What Are the Challenges?
Cybersecurity Challenges:
The biggest challenge facing digital banking, AI, and digital currency systems is cybercrime. Incidents of hacking, phishing, OTP theft, fake links, fraudulent apps, and data breaches are increasing rapidly. Many customers fall victim to scams due to a lack of proper technological awareness and digital literacy. Although banks are strengthening their security systems, cybercriminals continue to develop new methods of fraud and attack.
Digital Literacy:
In countries like Nepal, many people in rural areas are still not fully familiar with digital technology. A lack of basic knowledge—such as using mobile banking, keeping passwords secure, and identifying fake messages—creates challenges for the safe use of digital banking.
Internet Problems:
Internet services remain weak in many remote areas of the country. Due to power outages, network issues, and technological limitations, digital services are often disrupted. This affects customer trust in digital banking systems.

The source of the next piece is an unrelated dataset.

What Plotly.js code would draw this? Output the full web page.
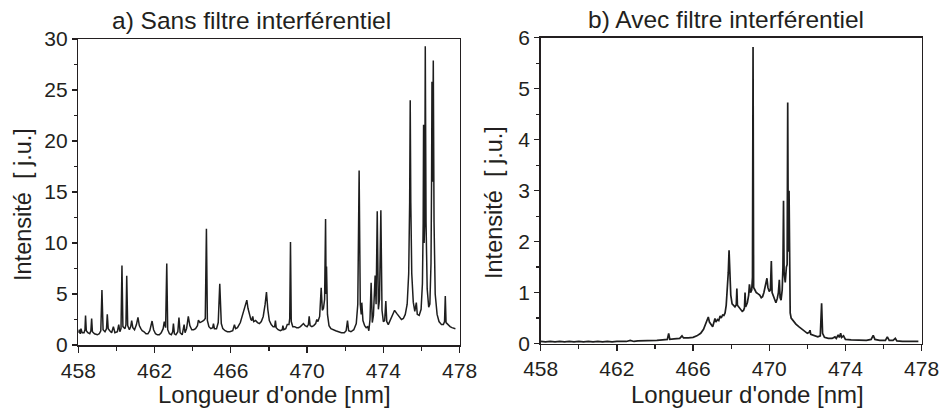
<!DOCTYPE html>
<html>
<head>
<meta charset="utf-8">
<script src="https://cdn.plot.ly/plotly-3.0.1.min.js"></script>
<style>html,body{margin:0;padding:0;background:#fff;}#chart{width:942px;height:410px;}</style>
</head>
<body>
<div id="chart"></div>
<script>
// Panel a) Sans filtre interférentiel
const waveA = [458.00,458.05,458.10,458.14,458.20,458.30,458.35,458.38,458.42,458.50,458.60,458.66,458.70,458.74,458.85,459.00,459.10,459.18,459.24,459.30,459.40,459.48,459.52,459.57,459.65,459.75,459.84,459.92,460.05,460.12,460.18,460.24,460.29,460.34,460.45,460.50,460.54,460.59,460.68,460.75,460.80,460.86,460.95,461.05,461.13,461.20,461.28,461.35,461.45,461.55,461.65,461.75,461.87,461.95,462.05,462.15,462.25,462.35,462.45,462.51,462.58,462.64,462.69,462.78,462.88,462.95,462.99,463.04,463.12,463.22,463.28,463.34,463.45,463.55,463.60,463.68,463.77,463.85,463.95,464.05,464.15,464.25,464.30,464.38,464.48,464.58,464.66,464.72,464.77,464.85,464.95,465.05,465.09,465.14,465.25,465.34,465.42,465.50,465.58,465.70,465.82,465.95,466.10,466.19,466.25,466.35,466.50,466.60,466.70,466.78,466.84,466.90,466.98,467.05,467.10,467.15,467.20,467.30,467.40,467.50,467.60,467.70,467.80,467.87,467.94,468.02,468.12,468.22,468.30,468.34,468.38,468.48,468.60,468.70,468.73,468.78,468.88,468.96,469.05,469.09,469.13,469.17,469.25,469.35,469.45,469.55,469.65,469.75,469.81,469.90,470.00,470.07,470.11,470.16,470.25,470.35,470.45,470.51,470.57,470.66,470.74,470.80,470.86,470.92,470.97,471.00,471.02,471.07,471.15,471.25,471.35,471.50,471.65,471.80,471.95,472.05,472.12,472.18,472.30,472.45,472.58,472.66,472.73,472.79,472.84,472.87,472.93,473.02,473.10,473.18,473.24,473.30,473.36,473.42,473.48,473.57,473.62,473.68,473.74,473.80,473.87,473.93,474.00,474.07,474.13,474.18,474.26,474.36,474.48,474.59,474.70,474.82,474.95,475.05,475.15,475.25,475.33,475.38,475.41,475.44,475.49,475.57,475.65,475.73,475.78,475.88,475.98,476.05,476.09,476.11,476.14,476.17,476.20,476.24,476.30,476.38,476.44,476.50,476.53,476.55,476.58,476.62,476.66,476.72,476.82,476.92,477.05,477.15,477.21,477.25,477.29,477.38,477.50,477.60,477.70,477.78];
const intensA = [1.2,1.5,1.1,1.6,1.2,1.2,1.5,2.9,1.4,1.2,1.1,1.4,2.6,1.3,1.1,1.0,1.1,1.4,5.4,1.5,1.3,1.6,3.0,1.6,1.4,1.2,1.8,1.2,1.3,2.0,1.3,1.6,7.8,1.8,1.6,2.0,6.8,1.9,1.5,1.8,2.4,1.7,1.5,2.0,2.7,1.9,1.6,1.4,1.3,1.1,1.1,1.4,2.35,1.5,1.1,1.0,1.0,1.2,1.6,2.3,1.7,8.0,1.5,1.1,1.0,1.3,2.1,1.1,1.0,1.3,2.7,1.2,1.0,2.0,1.2,1.6,2.8,1.9,1.5,1.5,1.6,1.9,2.45,2.2,2.3,2.4,2.6,11.4,2.4,1.8,1.6,1.7,2.1,1.6,1.6,2.2,6.0,2.1,1.6,1.4,1.3,1.3,1.4,2.0,1.6,1.7,2.2,2.8,3.5,3.9,4.4,3.6,2.9,2.5,2.4,2.8,2.3,2.4,2.2,2.1,2.3,2.8,4.0,5.2,3.5,2.4,2.0,1.8,1.8,2.4,1.7,1.5,1.4,1.5,1.9,1.5,1.6,2.0,2.0,2.6,10.1,2.3,1.8,1.8,1.7,1.7,1.8,2.0,2.1,1.9,1.8,2.0,2.8,1.9,1.8,1.9,2.1,2.5,2.3,2.8,5.6,3.4,3.6,4.5,12.35,5.0,7.7,3.0,1.9,1.6,1.5,1.4,1.3,1.2,1.2,1.4,2.4,1.4,1.3,1.5,2.1,4.0,17.1,4.0,3.0,4.15,2.4,1.9,1.7,1.8,1.4,2.5,6.1,2.2,2.9,6.8,4.0,13.1,3.5,4.5,13.2,3.4,2.3,2.4,4.3,2.3,2.0,2.4,3.0,3.4,3.1,2.8,2.5,2.6,3.0,4.0,7.0,14.0,24.0,14.0,7.0,4.2,3.3,4.15,3.0,2.9,3.5,6.0,12.0,21.6,10.0,12.0,29.3,12.0,5.5,3.7,4.0,8.0,16.0,25.8,16.0,27.9,12.0,5.0,3.0,2.3,2.0,2.0,2.3,4.8,2.2,2.0,1.8,1.7,1.6,1.6];

// Panel b) Avec filtre interférentiel
const waveB = [458.0,458.25,458.5,458.75,459.0,459.25,459.5,459.75,460.0,460.25,460.5,460.75,461.0,461.25,461.5,461.75,462.0,462.25,462.5,462.7,462.9,463.1,463.3,463.5,463.7,463.9,464.1,464.4,464.65,464.72,464.78,465.0,465.3,465.42,465.5,465.75,466.0,466.2,466.4,466.55,466.68,466.75,466.8,466.86,466.95,467.03,467.1,467.15,467.2,467.28,467.35,467.42,467.48,467.55,467.62,467.68,467.74,467.8,467.85,467.89,467.93,467.98,468.05,468.12,468.2,468.27,468.3,468.33,468.42,468.5,468.58,468.65,468.7,468.73,468.76,468.85,468.92,468.96,469.02,469.08,469.12,469.15,469.18,469.25,469.32,469.4,469.5,469.58,469.65,469.72,469.8,469.88,469.93,470.0,470.06,470.11,470.15,470.2,470.28,470.35,470.42,470.48,470.53,470.57,470.62,470.68,470.72,470.75,470.78,470.84,470.9,470.94,470.97,471.0,471.04,471.07,471.1,471.15,471.25,471.4,471.55,471.7,471.85,472.0,472.1,472.14,472.18,472.35,472.55,472.68,472.75,472.8,472.9,473.1,473.3,473.45,473.52,473.62,473.68,473.75,473.8,473.9,474.0,474.3,474.7,475.1,475.35,475.46,475.55,475.8,476.1,476.2,476.3,476.5,476.62,476.7,477.0,477.4,477.83];
const intensB = [0.04,0.03,0.04,0.03,0.04,0.03,0.04,0.03,0.04,0.03,0.04,0.03,0.04,0.03,0.04,0.03,0.04,0.04,0.04,0.06,0.04,0.05,0.05,0.05,0.05,0.06,0.06,0.07,0.08,0.2,0.08,0.09,0.1,0.15,0.11,0.11,0.12,0.15,0.2,0.28,0.4,0.45,0.52,0.42,0.38,0.33,0.42,0.49,0.42,0.47,0.45,0.54,0.5,0.56,0.55,0.6,0.75,1.05,1.4,1.83,1.3,0.95,0.78,0.75,0.72,0.76,1.08,0.75,0.7,0.66,0.63,0.65,0.7,1.0,0.72,0.8,0.95,1.16,1.0,1.05,1.3,5.82,1.1,1.05,1.0,0.98,0.95,0.9,0.92,1.0,1.12,1.28,1.1,1.02,1.05,1.62,1.0,0.95,0.85,0.8,0.88,1.0,1.25,0.9,0.85,1.05,1.5,2.8,1.4,1.2,1.5,1.55,4.73,1.8,3.0,1.0,0.6,0.5,0.45,0.38,0.33,0.28,0.24,0.2,0.22,0.26,0.18,0.15,0.13,0.15,0.79,0.2,0.12,0.1,0.1,0.13,0.1,0.17,0.12,0.2,0.12,0.15,0.08,0.07,0.06,0.06,0.08,0.16,0.08,0.06,0.06,0.13,0.06,0.06,0.1,0.05,0.04,0.04,0.04];

const xTickVals = [458,462,466,470,474,478];
const titleA = "a) Sans filtre interférentiel";
const titleB = "b) Avec filtre interférentiel";
const xTitle = "Longueur d'onde [nm]";
const yTitle = "Intensité  [ j.u.]";

const ink = '#231f20';
const FONT = 'Liberation Sans, Arial, Helvetica, sans-serif';

const traces = [
  {x: waveA, y: intensA, type: 'scatter', mode: 'lines', xaxis: 'x', yaxis: 'y',
   line: {color: '#1e1e1e', width: 1.5}, hoverinfo: 'skip'},
  {x: waveB, y: intensB, type: 'scatter', mode: 'lines', xaxis: 'x2', yaxis: 'y2',
   line: {color: '#1e1e1e', width: 1.7}, hoverinfo: 'skip'}
];

function mainX(dom, anchor) {
  return {domain: dom, anchor: anchor, range: [458, 478], tickmode: 'array', tickvals: xTickVals,
    ticks: 'outside', ticklen: 6, tickwidth: 1.3, tickcolor: ink,
    minor: {dtick: 2, tick0: 458, ticks: 'outside', ticklen: 4, tickwidth: 1.2, tickcolor: ink},
    showline: true, linecolor: ink, linewidth: 1.5, mirror: true,
    showgrid: false, zeroline: false, tickfont: {family: FONT, size: 21, color: ink}};
}
function mainY(dom, anchor, max, dt) {
  return {domain: dom, anchor: anchor, range: [0, max], dtick: dt, tick0: 0,
    ticks: 'outside', ticklen: 5, tickwidth: 1.3, tickcolor: ink,
    minor: {dtick: dt / 2, tick0: 0, ticks: 'outside', ticklen: 3, tickwidth: 1.2, tickcolor: ink},
    showline: true, linecolor: ink, linewidth: 1.5, mirror: true,
    showgrid: false, zeroline: false, tickfont: {family: FONT, size: 21, color: ink}};
}
function topX(over, anchor) {
  return {overlaying: over, anchor: anchor, side: 'top', range: [458, 478], tickmode: 'array', tickvals: xTickVals,
    ticks: 'inside', ticklen: 5, tickwidth: 1.2, tickcolor: ink,
    minor: {dtick: 2, tick0: 458, ticks: 'inside', ticklen: 3, tickwidth: 1.1, tickcolor: ink},
    showticklabels: false, showline: false, showgrid: false, zeroline: false};
}
function rightY(over, anchor, max, dt) {
  return {overlaying: over, anchor: anchor, side: 'right', range: [0, max], dtick: dt, tick0: 0,
    ticks: 'inside', ticklen: 5, tickwidth: 1.2, tickcolor: ink,
    minor: {dtick: dt / 2, tick0: 0, ticks: 'inside', ticklen: 3, tickwidth: 1.1, tickcolor: ink},
    showticklabels: false, showline: false, showgrid: false, zeroline: false};
}

const domYA = [1 - 345 / 410, 1 - 39 / 410];
const domYB = [1 - 343.5 / 410, 1 - 37.8 / 410];

const layout = {
  width: 942, height: 410,
  margin: {l: 0, r: 0, t: 0, b: 0},
  paper_bgcolor: '#fff', plot_bgcolor: 'rgba(0,0,0,0)',
  showlegend: false,
  font: {family: FONT, color: ink},
  xaxis: mainX([78.3 / 942, 459.6 / 942], 'y'),
  yaxis: mainY(domYA, 'x', 30, 5),
  xaxis2: mainX([540.7 / 942, 921.6 / 942], 'y2'),
  yaxis2: mainY(domYB, 'x2', 6, 1),
  xaxis3: topX('x', 'y'),
  yaxis3: rightY('y', 'x', 30, 5),
  xaxis4: topX('x2', 'y2'),
  yaxis4: rightY('y2', 'x2', 6, 1),
  annotations: [
    {text: titleA, xref: 'paper', yref: 'paper', x: 251 / 942, y: 1 - 20 / 410, xanchor: 'center', yanchor: 'middle', showarrow: false, font: {family: FONT, size: 24.5, color: ink}},
    {text: titleB, xref: 'paper', yref: 'paper', x: 726 / 942, y: 1 - 19 / 410, xanchor: 'center', yanchor: 'middle', showarrow: false, font: {family: FONT, size: 24.5, color: ink}},
    {text: xTitle, xref: 'paper', yref: 'paper', x: 274 / 942, y: 1 - 394.5 / 410, xanchor: 'center', yanchor: 'middle', showarrow: false, font: {family: FONT, size: 24, color: ink}},
    {text: xTitle, xref: 'paper', yref: 'paper', x: 747 / 942, y: 1 - 394.5 / 410, xanchor: 'center', yanchor: 'middle', showarrow: false, font: {family: FONT, size: 24, color: ink}},
    {text: yTitle, xref: 'paper', yref: 'paper', x: 23 / 942, y: 1 - 205 / 410, xanchor: 'center', yanchor: 'middle', textangle: -90, showarrow: false, font: {family: FONT, size: 23.5, color: ink}},
    {text: yTitle, xref: 'paper', yref: 'paper', x: 494 / 942, y: 1 - 203 / 410, xanchor: 'center', yanchor: 'middle', textangle: -90, showarrow: false, font: {family: FONT, size: 23.5, color: ink}}
  ]
};

Plotly.newPlot('chart', traces, layout, {staticPlot: true, displayModeBar: false});
</script>
</body>
</html>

Regulatory and Legal Challenges:
Digital transactions have grown at such a rapid pace that regulating them has become increasingly difficult. As a result, legal frameworks and regulatory systems have not always been able to keep up to date. There is still a need to strengthen legal clarity regarding cybercrime control, data privacy, and digital fraud. Institutions such as the Nepal Rastra Bank play an important role in this area.
At the same time, challenges such as a lack of servers, security systems, software updates, data centers, and skilled human resources remain significant. The cost of managing and maintaining these systems is also uncertain and can become very expensive at any time.
Digital banking is the future of the banking system. It provides faster, easier, and more transparent financial services. However, its success requires strengthening cybersecurity, improving digital literacy, reforming legal frameworks, and expanding technological access in rural areas.